To be done:
Copy the data exactly as it appears, and do not include any pictures.

Data lines:
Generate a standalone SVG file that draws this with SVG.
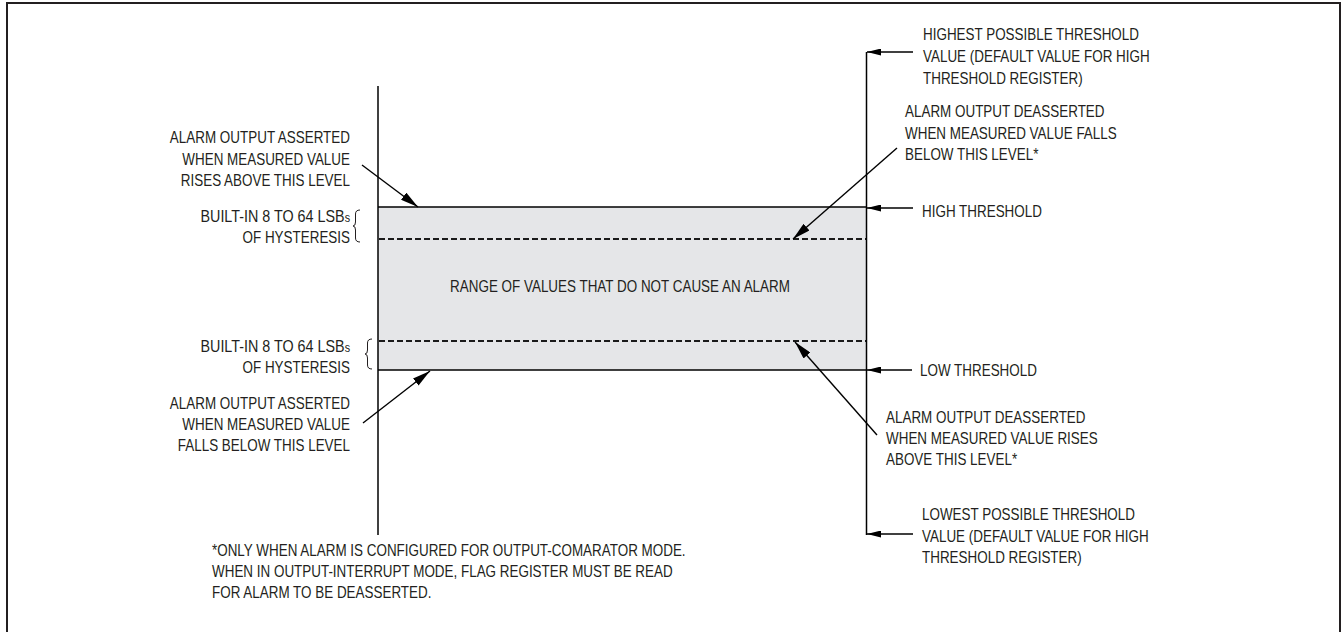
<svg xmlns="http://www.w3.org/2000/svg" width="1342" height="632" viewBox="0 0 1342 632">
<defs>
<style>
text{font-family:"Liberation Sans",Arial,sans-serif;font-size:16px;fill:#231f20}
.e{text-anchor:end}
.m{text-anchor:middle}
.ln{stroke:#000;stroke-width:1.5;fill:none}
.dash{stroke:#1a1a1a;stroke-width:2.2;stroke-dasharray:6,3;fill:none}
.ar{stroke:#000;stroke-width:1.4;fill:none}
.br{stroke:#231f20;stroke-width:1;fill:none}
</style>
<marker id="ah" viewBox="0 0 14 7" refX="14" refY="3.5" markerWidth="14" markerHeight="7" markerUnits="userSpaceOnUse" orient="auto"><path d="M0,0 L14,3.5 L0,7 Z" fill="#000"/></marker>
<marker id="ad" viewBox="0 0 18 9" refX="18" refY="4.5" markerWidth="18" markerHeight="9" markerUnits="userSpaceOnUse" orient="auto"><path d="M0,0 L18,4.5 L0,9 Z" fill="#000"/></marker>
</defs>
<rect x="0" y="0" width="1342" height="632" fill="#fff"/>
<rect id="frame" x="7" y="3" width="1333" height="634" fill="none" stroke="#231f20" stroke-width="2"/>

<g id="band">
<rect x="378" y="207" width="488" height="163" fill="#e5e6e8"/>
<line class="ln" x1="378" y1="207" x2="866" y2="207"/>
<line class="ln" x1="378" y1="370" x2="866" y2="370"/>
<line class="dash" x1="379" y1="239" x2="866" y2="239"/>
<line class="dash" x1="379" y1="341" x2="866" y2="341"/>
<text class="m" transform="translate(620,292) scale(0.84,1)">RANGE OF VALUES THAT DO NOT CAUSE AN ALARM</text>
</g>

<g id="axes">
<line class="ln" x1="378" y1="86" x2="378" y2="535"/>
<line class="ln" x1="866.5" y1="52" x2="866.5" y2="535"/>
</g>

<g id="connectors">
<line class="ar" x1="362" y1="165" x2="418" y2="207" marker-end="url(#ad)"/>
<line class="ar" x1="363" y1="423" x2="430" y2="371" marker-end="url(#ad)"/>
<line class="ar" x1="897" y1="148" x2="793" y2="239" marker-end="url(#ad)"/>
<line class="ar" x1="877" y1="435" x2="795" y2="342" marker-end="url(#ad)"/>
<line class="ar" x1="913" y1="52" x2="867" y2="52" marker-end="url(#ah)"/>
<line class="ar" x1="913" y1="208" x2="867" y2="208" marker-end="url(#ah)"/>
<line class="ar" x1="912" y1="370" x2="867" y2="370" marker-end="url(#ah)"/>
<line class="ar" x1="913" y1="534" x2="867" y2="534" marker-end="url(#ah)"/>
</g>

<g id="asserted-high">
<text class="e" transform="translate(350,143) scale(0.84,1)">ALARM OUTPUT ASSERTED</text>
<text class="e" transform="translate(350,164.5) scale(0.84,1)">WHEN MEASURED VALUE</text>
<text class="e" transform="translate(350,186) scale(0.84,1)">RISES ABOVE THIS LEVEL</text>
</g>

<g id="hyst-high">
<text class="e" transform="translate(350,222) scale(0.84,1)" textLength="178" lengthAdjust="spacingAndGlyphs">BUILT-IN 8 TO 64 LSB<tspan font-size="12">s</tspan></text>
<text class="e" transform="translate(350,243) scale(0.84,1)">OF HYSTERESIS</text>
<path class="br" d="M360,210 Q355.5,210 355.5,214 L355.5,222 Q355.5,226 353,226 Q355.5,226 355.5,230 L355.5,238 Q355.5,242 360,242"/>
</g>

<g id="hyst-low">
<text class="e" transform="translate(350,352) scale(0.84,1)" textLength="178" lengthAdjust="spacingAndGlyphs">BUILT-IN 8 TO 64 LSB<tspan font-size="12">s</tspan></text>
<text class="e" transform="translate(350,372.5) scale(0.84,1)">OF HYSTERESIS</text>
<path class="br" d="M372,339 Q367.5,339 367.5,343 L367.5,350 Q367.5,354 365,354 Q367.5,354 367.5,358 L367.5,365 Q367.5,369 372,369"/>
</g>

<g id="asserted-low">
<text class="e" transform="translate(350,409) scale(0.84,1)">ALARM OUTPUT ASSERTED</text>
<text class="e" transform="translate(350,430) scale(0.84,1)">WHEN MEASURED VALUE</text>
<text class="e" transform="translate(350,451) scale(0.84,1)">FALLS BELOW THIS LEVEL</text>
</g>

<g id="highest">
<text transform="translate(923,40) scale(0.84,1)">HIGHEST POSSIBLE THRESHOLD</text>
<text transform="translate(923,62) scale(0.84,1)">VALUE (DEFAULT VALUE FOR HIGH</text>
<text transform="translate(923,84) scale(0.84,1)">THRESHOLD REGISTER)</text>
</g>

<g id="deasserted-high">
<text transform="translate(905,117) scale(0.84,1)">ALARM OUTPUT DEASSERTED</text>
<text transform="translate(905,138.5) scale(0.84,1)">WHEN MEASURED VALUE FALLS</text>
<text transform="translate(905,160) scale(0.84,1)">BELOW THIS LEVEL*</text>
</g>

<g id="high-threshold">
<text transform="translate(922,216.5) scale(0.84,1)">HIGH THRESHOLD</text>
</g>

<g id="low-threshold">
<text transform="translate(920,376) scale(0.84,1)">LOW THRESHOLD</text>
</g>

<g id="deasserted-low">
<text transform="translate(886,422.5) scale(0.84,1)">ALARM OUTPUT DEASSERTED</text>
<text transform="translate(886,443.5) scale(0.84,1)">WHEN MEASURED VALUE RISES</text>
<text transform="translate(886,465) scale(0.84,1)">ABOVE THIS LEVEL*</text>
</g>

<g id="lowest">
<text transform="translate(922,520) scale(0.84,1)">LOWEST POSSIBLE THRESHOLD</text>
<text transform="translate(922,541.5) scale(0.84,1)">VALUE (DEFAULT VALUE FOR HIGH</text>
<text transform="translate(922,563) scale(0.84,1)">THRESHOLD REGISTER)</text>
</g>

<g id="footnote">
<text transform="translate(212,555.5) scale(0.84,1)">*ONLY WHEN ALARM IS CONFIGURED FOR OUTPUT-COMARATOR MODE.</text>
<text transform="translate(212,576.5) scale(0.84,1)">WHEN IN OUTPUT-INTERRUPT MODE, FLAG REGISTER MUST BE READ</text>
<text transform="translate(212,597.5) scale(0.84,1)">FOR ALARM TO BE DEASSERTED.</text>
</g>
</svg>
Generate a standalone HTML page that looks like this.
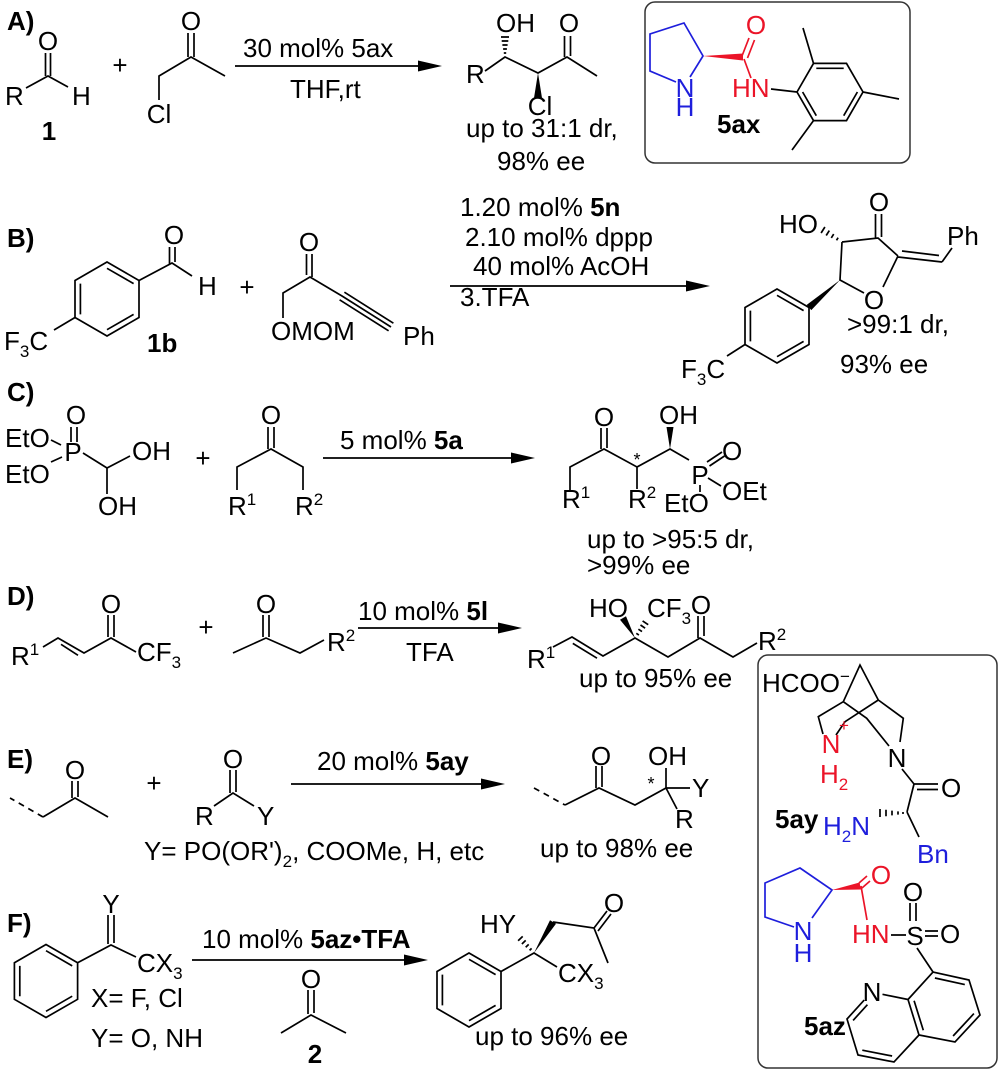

Answer to the exercise:
Generate a standalone SVG file that draws this with SVG.
<svg xmlns="http://www.w3.org/2000/svg" width="1342" height="632" viewBox="0 0 1342 632">
<defs>
<style>
text{font-family:"Liberation Sans",Arial,sans-serif;font-size:16px;fill:#231f20}
.e{text-anchor:end}
.m{text-anchor:middle}
.ln{stroke:#000;stroke-width:1.5;fill:none}
.dash{stroke:#1a1a1a;stroke-width:2.2;stroke-dasharray:6,3;fill:none}
.ar{stroke:#000;stroke-width:1.4;fill:none}
.br{stroke:#231f20;stroke-width:1;fill:none}
</style>
<marker id="ah" viewBox="0 0 14 7" refX="14" refY="3.5" markerWidth="14" markerHeight="7" markerUnits="userSpaceOnUse" orient="auto"><path d="M0,0 L14,3.5 L0,7 Z" fill="#000"/></marker>
<marker id="ad" viewBox="0 0 18 9" refX="18" refY="4.5" markerWidth="18" markerHeight="9" markerUnits="userSpaceOnUse" orient="auto"><path d="M0,0 L18,4.5 L0,9 Z" fill="#000"/></marker>
</defs>
<rect x="0" y="0" width="1342" height="632" fill="#fff"/>
<rect id="frame" x="7" y="3" width="1333" height="634" fill="none" stroke="#231f20" stroke-width="2"/>

<g id="band">
<rect x="378" y="207" width="488" height="163" fill="#e5e6e8"/>
<line class="ln" x1="378" y1="207" x2="866" y2="207"/>
<line class="ln" x1="378" y1="370" x2="866" y2="370"/>
<line class="dash" x1="379" y1="239" x2="866" y2="239"/>
<line class="dash" x1="379" y1="341" x2="866" y2="341"/>
<text class="m" transform="translate(620,292) scale(0.84,1)">RANGE OF VALUES THAT DO NOT CAUSE AN ALARM</text>
</g>

<g id="axes">
<line class="ln" x1="378" y1="86" x2="378" y2="535"/>
<line class="ln" x1="866.5" y1="52" x2="866.5" y2="535"/>
</g>

<g id="connectors">
<line class="ar" x1="362" y1="165" x2="418" y2="207" marker-end="url(#ad)"/>
<line class="ar" x1="363" y1="423" x2="430" y2="371" marker-end="url(#ad)"/>
<line class="ar" x1="897" y1="148" x2="793" y2="239" marker-end="url(#ad)"/>
<line class="ar" x1="877" y1="435" x2="795" y2="342" marker-end="url(#ad)"/>
<line class="ar" x1="913" y1="52" x2="867" y2="52" marker-end="url(#ah)"/>
<line class="ar" x1="913" y1="208" x2="867" y2="208" marker-end="url(#ah)"/>
<line class="ar" x1="912" y1="370" x2="867" y2="370" marker-end="url(#ah)"/>
<line class="ar" x1="913" y1="534" x2="867" y2="534" marker-end="url(#ah)"/>
</g>

<g id="asserted-high">
<text class="e" transform="translate(350,143) scale(0.84,1)">ALARM OUTPUT ASSERTED</text>
<text class="e" transform="translate(350,164.5) scale(0.84,1)">WHEN MEASURED VALUE</text>
<text class="e" transform="translate(350,186) scale(0.84,1)">RISES ABOVE THIS LEVEL</text>
</g>

<g id="hyst-high">
<text class="e" transform="translate(350,222) scale(0.84,1)" textLength="178" lengthAdjust="spacingAndGlyphs">BUILT-IN 8 TO 64 LSB<tspan font-size="12">s</tspan></text>
<text class="e" transform="translate(350,243) scale(0.84,1)">OF HYSTERESIS</text>
<path class="br" d="M360,210 Q355.5,210 355.5,214 L355.5,222 Q355.5,226 353,226 Q355.5,226 355.5,230 L355.5,238 Q355.5,242 360,242"/>
</g>

<g id="hyst-low">
<text class="e" transform="translate(350,352) scale(0.84,1)" textLength="178" lengthAdjust="spacingAndGlyphs">BUILT-IN 8 TO 64 LSB<tspan font-size="12">s</tspan></text>
<text class="e" transform="translate(350,372.5) scale(0.84,1)">OF HYSTERESIS</text>
<path class="br" d="M372,339 Q367.5,339 367.5,343 L367.5,350 Q367.5,354 365,354 Q367.5,354 367.5,358 L367.5,365 Q367.5,369 372,369"/>
</g>

<g id="asserted-low">
<text class="e" transform="translate(350,409) scale(0.84,1)">ALARM OUTPUT ASSERTED</text>
<text class="e" transform="translate(350,430) scale(0.84,1)">WHEN MEASURED VALUE</text>
<text class="e" transform="translate(350,451) scale(0.84,1)">FALLS BELOW THIS LEVEL</text>
</g>

<g id="highest">
<text transform="translate(923,40) scale(0.84,1)">HIGHEST POSSIBLE THRESHOLD</text>
<text transform="translate(923,62) scale(0.84,1)">VALUE (DEFAULT VALUE FOR HIGH</text>
<text transform="translate(923,84) scale(0.84,1)">THRESHOLD REGISTER)</text>
</g>

<g id="deasserted-high">
<text transform="translate(905,117) scale(0.84,1)">ALARM OUTPUT DEASSERTED</text>
<text transform="translate(905,138.5) scale(0.84,1)">WHEN MEASURED VALUE FALLS</text>
<text transform="translate(905,160) scale(0.84,1)">BELOW THIS LEVEL*</text>
</g>

<g id="high-threshold">
<text transform="translate(922,216.5) scale(0.84,1)">HIGH THRESHOLD</text>
</g>

<g id="low-threshold">
<text transform="translate(920,376) scale(0.84,1)">LOW THRESHOLD</text>
</g>

<g id="deasserted-low">
<text transform="translate(886,422.5) scale(0.84,1)">ALARM OUTPUT DEASSERTED</text>
<text transform="translate(886,443.5) scale(0.84,1)">WHEN MEASURED VALUE RISES</text>
<text transform="translate(886,465) scale(0.84,1)">ABOVE THIS LEVEL*</text>
</g>

<g id="lowest">
<text transform="translate(922,520) scale(0.84,1)">LOWEST POSSIBLE THRESHOLD</text>
<text transform="translate(922,541.5) scale(0.84,1)">VALUE (DEFAULT VALUE FOR HIGH</text>
<text transform="translate(922,563) scale(0.84,1)">THRESHOLD REGISTER)</text>
</g>

<g id="footnote">
<text transform="translate(212,555.5) scale(0.84,1)">*ONLY WHEN ALARM IS CONFIGURED FOR OUTPUT-COMARATOR MODE.</text>
<text transform="translate(212,576.5) scale(0.84,1)">WHEN IN OUTPUT-INTERRUPT MODE, FLAG REGISTER MUST BE READ</text>
<text transform="translate(212,597.5) scale(0.84,1)">FOR ALARM TO BE DEASSERTED.</text>
</g>
</svg>
Generate a standalone HTML page that looks like this.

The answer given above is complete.